Pivoting and diving amid the throng of unwashed journalists is usually reserved for the Sony party, but we got an early start this year thanks to the first (and currently, only) PlayStation 3 title to make use of its new controller's six-axis sensing ability (although only pitch, roll and yaw was available during this demo). What this means to the everyman gamer is the ability to mimic the style of your grandmother when she picks up a controller, and frowns while wrenching the joypad from side to side, trying to make her plane turn. The only difference this time around is that twisting the controller in the air actually works. And works extremely well.

I was initially very skeptical of how this feature (which looked hastily tacked on to a regular joypad without a rumble) would work, but after a lengthy playtest of WarHawk's 30 percent complete single demo stage, I can safely attest to the excellent maneuverable quality possible from the very first moment you pick up and play. The slight delay at the Sony press conference between Phil Harrison's pivoting, and the on-screen tilting of his rendered joypad meant I was expecting the same problems during my WarHawk piloting. Not so. This works flawlessly, and immediately, and allayed any fears I had that this was a last-minute gimmick designed to tear interest away from the Wii. No; this tilting joypad is a last-minute gimmick designed to tear interest away from the Wii that works.

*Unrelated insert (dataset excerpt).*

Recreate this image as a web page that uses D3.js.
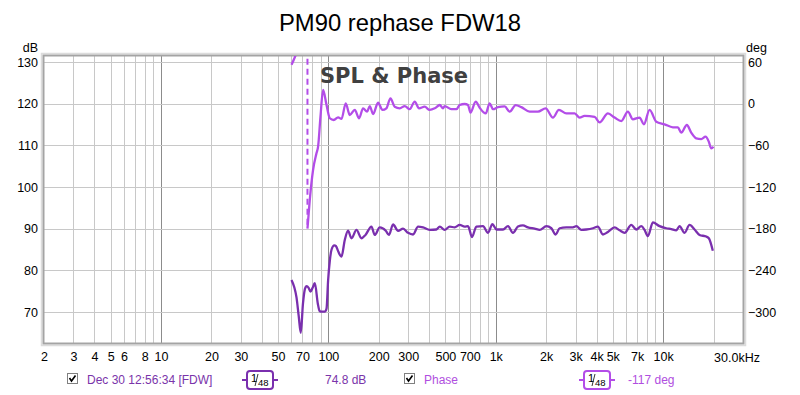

Back to the dogfighting; after my gaming instincts to thumb the analog sticks was removed (there's no maneuvering like you're used to), I began to gently tilt the controller back, causing my plane to rise; then I thrust forward and sent the craft into a steep dive, straight towards some jagged rocks (fortunately, without jaggy textures - the game is among the most smoothly rendered I've ever seen), then twisted the pad 90 degrees left, and it veered away from the plummet, and out into a sparkling blue ocean.

With a quick flick of the L2 button, I was barrel-rolling (thankfully, there's no joypad acrobatics needed for that one) like the Red Baron, and once all of the three different pivoting techniques were combined, you essentially had the control of an aircraft you've always been expected. This was instantly intuitive, and the applications for future use (I'm thinking in FPS titles specifically) is mind-boggling. It took 15 seconds for me to change my jaded mind from slightly mocking to kool-aid drinking. I've experienced the way PS3 games control, and it's epoch-making. Well, if a certain company named Nintendo hadn't thought of it first.

WarHawk itself was in a very early state, and can best be described as Crimson Skies meets more Crimson Skies. The demo stage was a group of islands with super-deformed topography, interspersed with landing pads, and series of linked tunnel sections through the middle that really tested your tilting skills. You may have seen this stage before; it's almost exactly the same as the one in Crimson Skies. Flying about with limited AI were small scouting ships (which you could strafe with mini-gun fire or opt for a group of heat-seeking rockets), and larger motherships, which intermittently burped out missiles. Runs around and through these vessels were also well-handled, thanks to the control. In fact, what could have been a rather nondescript flight combat offering has turned into a fantastic and superbly controllable outing into the skies.

This was the demo in its entirety; the final game is promising on-foot scenarios with various land vehicles like tanks and jeeps making up the third way to play, hundreds of planes to attack in the skies (we only encountered six or so at close range), and a 32-player online dogfighting antics that promise you'll be pivoting and diving without being watched intently by the great unwashed at E3.